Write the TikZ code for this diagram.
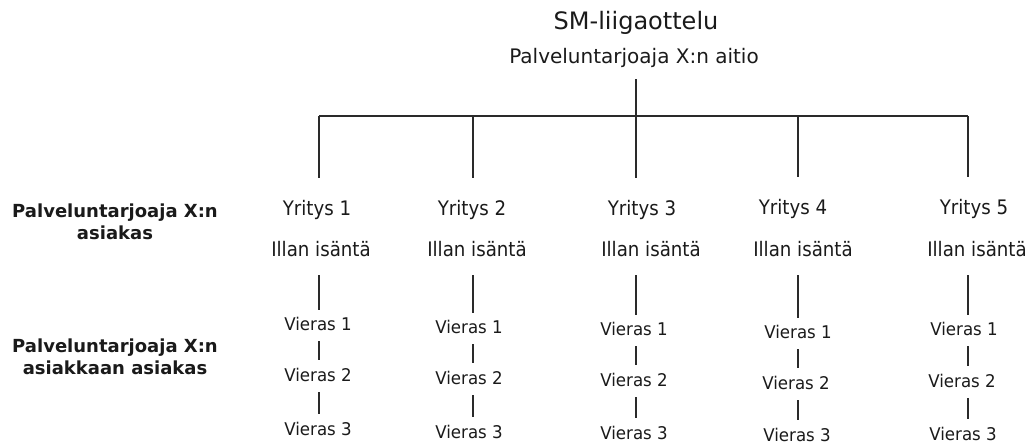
\documentclass[tikz,border=0pt]{standalone}
\usepackage{fontspec}
\setmainfont{DejaVu Sans}
\newfontfamily\firmfont{DejaVu Sans}[FakeStretch=0.91]
\newfontfamily\guestfont{DejaVu Sans}[FakeStretch=0.95]
\definecolor{textc}{HTML}{1A1A1A}
\definecolor{linec}{HTML}{2A2A2A}
\tikzset{
  txt/.style={inner sep=0pt, anchor=base, text=textc},
  titletxt/.style={txt, font=\fontsize{24}{28}\selectfont},
  subtxt/.style={txt, font=\fontsize{20}{24}\selectfont},
  firmtxt/.style={txt, font=\firmfont\fontsize{20}{24}\selectfont},
  guesttxt/.style={txt, font=\guestfont\fontsize{17.5}{21}\selectfont},
  sidetxt/.style={inner sep=0pt, anchor=center, align=center, text=textc, font=\bfseries\fontsize{18}{22.5}\selectfont},
  conn/.style={draw=linec, line width=1.3pt},
  hostconn/.style={conn, shorten <=19pt, shorten >=7pt},
  guestconn/.style={conn, shorten <=11pt, shorten >=8pt},
  barconn/.style={conn, shorten >=22pt},
}
\begin{document}
\begin{tikzpicture}[x=1pt,y=-1pt]
\useasboundingbox[fill=white] (0,0) rectangle (1035,445);

% title
\node[titletxt] (title) at (636,29) {SM-liigaottelu};
\node[subtxt] (sub) at (634,63) {Palveluntarjoaja X:n aitio};

% side labels
\node[sidetxt] (side1) at (115,222) {Palveluntarjoaja X:n\\asiakas};
\node[sidetxt] (side2) at (115,357) {Palveluntarjoaja X:n\\asiakkaan asiakas};

% bar coordinates
\coordinate (hub) at (636,116);
\coordinate (b1) at (319,116);
\coordinate (b2) at (473,116);
\coordinate (b3) at (636,116);
\coordinate (b4) at (798,116);
\coordinate (b5) at (968,116);

% firms
\node[firmtxt] (y1) at (317,215) {Yritys 1};
\node[firmtxt] (y2) at (472,215) {Yritys 2};
\node[firmtxt] (y3) at (642,215) {Yritys 3};
\node[firmtxt] (y4) at (793,214) {Yritys 4};
\node[firmtxt] (y5) at (974,214) {Yritys 5};

% hosts
\node[firmtxt] (h1) at (321,256) {Illan isäntä};
\node[firmtxt] (h2) at (477,256) {Illan isäntä};
\node[firmtxt] (h3) at (651,256) {Illan isäntä};
\node[firmtxt] (h4) at (803,256) {Illan isäntä};
\node[firmtxt] (h5) at (977,256) {Illan isäntä};

% guests
\node[guesttxt] (g11) at (318,330) {Vieras 1};
\node[guesttxt] (g12) at (318,381) {Vieras 2};
\node[guesttxt] (g13) at (318,435) {Vieras 3};

\node[guesttxt] (g21) at (469,333) {Vieras 1};
\node[guesttxt] (g22) at (469,384) {Vieras 2};
\node[guesttxt] (g23) at (469,438) {Vieras 3};

\node[guesttxt] (g31) at (634,335) {Vieras 1};
\node[guesttxt] (g32) at (634,386) {Vieras 2};
\node[guesttxt] (g33) at (634,439) {Vieras 3};

\node[guesttxt] (g41) at (798,338) {Vieras 1};
\node[guesttxt] (g42) at (796,389) {Vieras 2};
\node[guesttxt] (g43) at (797,441) {Vieras 3};

\node[guesttxt] (g51) at (964,335) {Vieras 1};
\node[guesttxt] (g52) at (962,387) {Vieras 2};
\node[guesttxt] (g53) at (963,440) {Vieras 3};

% tree connectors
\draw[conn, shorten <=12pt] (hub |- sub.south) -- (hub);
\draw[conn] (b1) -- (b5);
\foreach \i in {1,...,5} {
  \draw[barconn] (b\i) -- (b\i |- y\i.north);
  \draw[hostconn] (b\i |- h\i.south) -- (b\i |- g\i1.north);
  \draw[guestconn] (b\i |- g\i1.south) -- (b\i |- g\i2.north);
  \draw[guestconn] (b\i |- g\i2.south) -- (b\i |- g\i3.north);
}
\end{tikzpicture}
\end{document}
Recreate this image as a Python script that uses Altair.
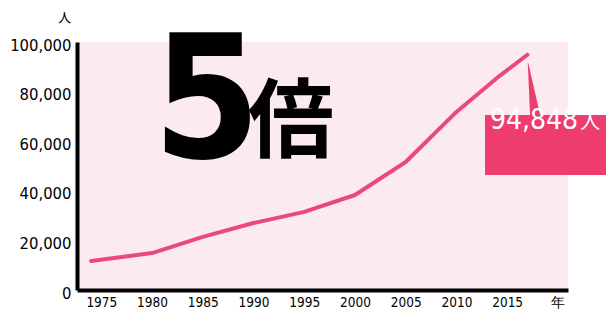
import altair as alt
import pandas as pd

# ---- data ----
years = [1974, 1980, 1985, 1990, 1995, 2000, 2005, 2010, 2014, 2017]
people = [11700, 14900, 21400, 27000, 31500, 38300, 51600, 71800, 85500, 94848]
x_ticks = [1975, 1980, 1985, 1990, 1995, 2000, 2005, 2010, 2015, 2020]
y_ticks = [0, 20000, 40000, 60000, 80000, 100000]
last_label = "94,848"

LINE = "#EA4A7B"
BOX = "#EE3C6E"
BG = "#FCEAF1"
NUM_FONT = "DejaVu Sans Condensed, sans-serif"

df = pd.DataFrame({"year": years, "people": people})

xs = alt.Scale(domain=[1972.6, 2021.0], nice=False, zero=False)
ys = alt.Scale(domain=[0, 100000], nice=False)

line = alt.Chart(df).mark_line(color=LINE, strokeWidth=4, strokeCap="round", strokeJoin="round").encode(
    x=alt.X("year:Q", scale=xs,
            axis=alt.Axis(values=x_ticks, format="d", title=None, grid=False, ticks=False,
                          domainColor="black", domainWidth=4, labelFontSize=13.5,
                          labelFont=NUM_FONT, labelColor="black",
                          labelPadding=5,
                          labelExpr="datum.value == 2020 ? '年' : datum.label")),
    y=alt.Y("people:Q", scale=ys,
            axis=alt.Axis(values=y_ticks, format=",.0f", grid=False, ticks=False,
                          domainColor="black", domainWidth=4, labelFontSize=16.5,
                          labelFont=NUM_FONT, labelColor="black",
                          labelPadding=6, labelOffset=3, labelLimit=200,
                          title="人", titleAngle=0, titleFontSize=13, titleFontWeight="normal",
                          titleFont="Noto Sans CJK JP", titleX=-13, titleY=-25,
                          titleAlign="center", titleBaseline="middle")),
)

# pointer from the end of the line to the label box
ptr = pd.DataFrame({"year": [2017.06, 2017.75], "people": [91500, 70600], "w": [0.5, 10]})
pointer = alt.Chart(ptr).mark_trail(color=BOX).encode(
    x=alt.X("year:Q", scale=xs), y=alt.Y("people:Q", scale=ys),
    size=alt.Size("w:Q", scale=None, legend=None),
)

box_df = pd.DataFrame({"x": [2012.82], "x2": [2025.24], "y": [70560], "y2": [46370]})
box = alt.Chart(box_df).mark_rect(color=BOX).encode(
    x=alt.X("x:Q", scale=xs), x2="x2", y=alt.Y("y:Q", scale=ys), y2="y2"
)

lab_df = pd.DataFrame({"x": [2022.0], "y": [65000], "t": [last_label]})
lab = alt.Chart(lab_df).mark_text(color="white", fontSize=28, font=NUM_FONT, align="right",
                                  baseline="alphabetic").encode(
    x=alt.X("x:Q", scale=xs), y=alt.Y("y:Q", scale=ys), text="t:N"
)
nin_df = pd.DataFrame({"x": [2022.2], "y": [65000], "t": ["人"]})
nin = alt.Chart(nin_df).mark_text(color="white", fontSize=20, font="Noto Sans CJK JP", align="left",
                                  baseline="alphabetic").encode(
    x=alt.X("x:Q", scale=xs), y=alt.Y("y:Q", scale=ys), text="t:N"
)

five_df = pd.DataFrame({"x": [1980.1], "y": [53230], "t": ["5"]})
five = alt.Chart(five_df).mark_text(color="black", fontSize=172, font=NUM_FONT, fontWeight="bold",
                                    align="left", baseline="alphabetic").encode(
    x=alt.X("x:Q", scale=xs), y=alt.Y("y:Q", scale=ys), text="t:N"
)
bai_df = pd.DataFrame({"x": [1993.7], "y": [56050], "t": ["倍"]})
bai = alt.Chart(bai_df).mark_text(color="black", fontSize=86, font="Noto Sans CJK JP", fontWeight="bold",
                                  align="center", baseline="alphabetic").encode(
    x=alt.X("x:Q", scale=xs), y=alt.Y("y:Q", scale=ys), text="t:N"
)

chart = alt.layer(line, five, bai, pointer, box, lab, nin).properties(
    width=491, height=248,
    background="white",
    autosize=alt.AutoSizeParams(type="none"),
    padding={"left": 69, "top": 34, "right": 38, "bottom": 21},
).configure_view(fill=BG, stroke=None)

chart.save("out.html", embed_options={"renderer": "svg", "actions": False})
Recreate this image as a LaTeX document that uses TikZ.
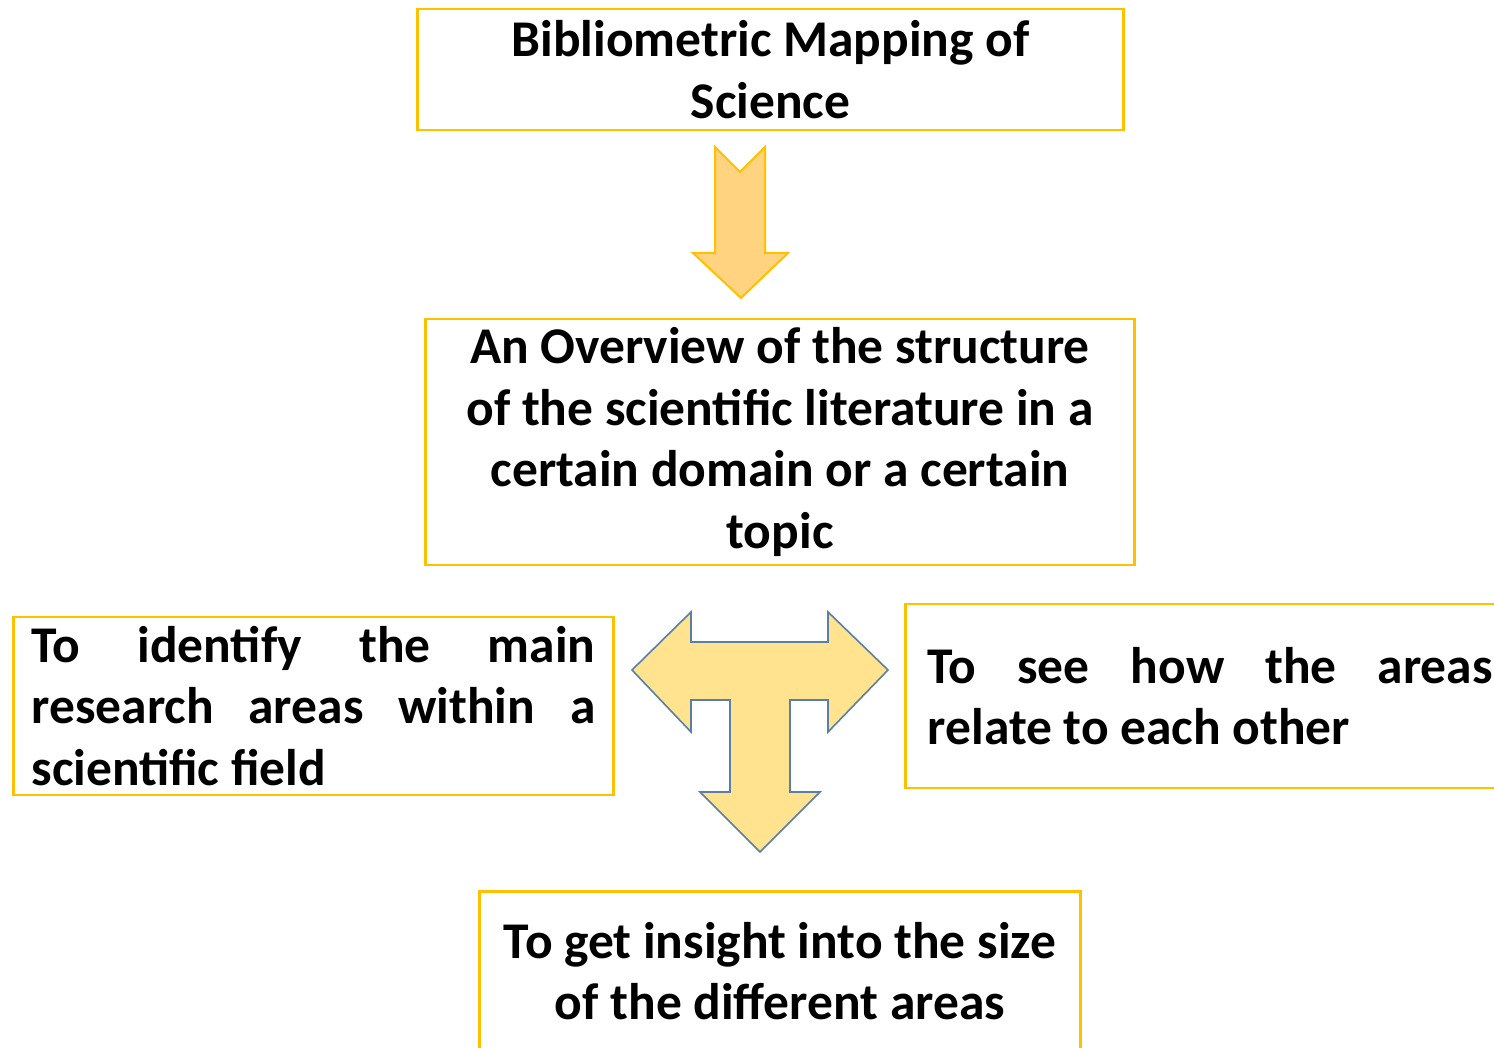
\documentclass[tikz,border=0pt]{standalone}
\usepackage{fontspec}
\setmainfont{Carlito}
\definecolor{gold}{HTML}{FFC000}
\definecolor{lightorange}{HTML}{FFD37F}
\definecolor{lightyellow}{HTML}{FFE38F}
\definecolor{steel}{HTML}{5B7FA3}
\begin{document}
\begin{tikzpicture}[x=1pt,y=-1pt,
  box/.style={draw=gold, line width=2.5pt, fill=white, rectangle, inner xsep=18pt, inner ysep=0pt,
    font=\fontsize{51.5}{61.5}\selectfont\bfseries},
  cbox/.style={box, inner xsep=4pt, align=center},
  blockarrow/.style={draw=gold, fill=lightorange, line width=2pt, line join=miter},
  tarrow/.style={draw=steel, fill=lightyellow, line width=1.6pt, line join=miter}]
\useasboundingbox (0,0) rectangle (1494,1048);
\fill[white] (0,0) rectangle (1494,1048);

\node[cbox, minimum width=706pt, minimum height=121pt] (top) at (770.5,69.5)
  {Bibliometric Mapping of\\Science};

\node[cbox, minimum width=709pt, minimum height=246pt] (overview) at (780,442)
  {An Overview of the structure\\of the scientific literature in a\\certain domain or a certain\\topic};

\node[box, minimum width=600pt, minimum height=178pt, text width=564pt, align=justify] (left) at (313.5,706)
  {To identify the main\linebreak research areas within a\linebreak scientific field};

\node[box, minimum width=610pt, minimum height=184pt, text width=565pt, align=justify, anchor=west] (right) at (904,696)
  {To see how the areas\linebreak relate to each other};

\node[cbox, minimum width=601pt, minimum height=160pt, anchor=north] (bottom) at (780,890)
  {To get insight into the size\\of the different areas};

% down arrow between top and overview
\coordinate (a1top) at (741,147);
\coordinate (a1tip) at (741,298);
\draw[blockarrow] (715,147) -- (740,172) -- (765,147) -- (765,253) -- (788,253) -- (a1tip)
  -- (693,253) -- (715,253) -- cycle;

% T-shaped three-way arrow
\coordinate (tcentre) at (760,670);
\draw[tarrow] (632,670) -- (691,612) -- (691,642) -- (828,642) -- (828,612) -- (888,670)
  -- (828,732) -- (828,700) -- (790,700) -- (790,792) -- (820,792) -- (760,852)
  -- (700,792) -- (730,792) -- (730,700) -- (691,700) -- (691,732) -- cycle;
\end{tikzpicture}
\end{document}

══════════════════════════════

## TO BE DONE
Set down, without pictures, the lines between the line holding "Recreate this image as a Python" and the line holding "ys = alt.Scale(domain=[0, 100000], nice=False)", both inclusive.

## CORRECT RESPONSE
Recreate this image as a Python script that uses Altair.
import altair as alt
import pandas as pd

# ---- data ----
years = [1974, 1980, 1985, 1990, 1995, 2000, 2005, 2010, 2014, 2017]
people = [11700, 14900, 21400, 27000, 31500, 38300, 51600, 71800, 85500, 94848]
x_ticks = [1975, 1980, 1985, 1990, 1995, 2000, 2005, 2010, 2015, 2020]
y_ticks = [0, 20000, 40000, 60000, 80000, 100000]
last_label = "94,848"

LINE = "#EA4A7B"
BOX = "#EE3C6E"
BG = "#FCEAF1"
NUM_FONT = "DejaVu Sans Condensed, sans-serif"

df = pd.DataFrame({"year": years, "people": people})

xs = alt.Scale(domain=[1972.6, 2021.0], nice=False, zero=False)
ys = alt.Scale(domain=[0, 100000], nice=False)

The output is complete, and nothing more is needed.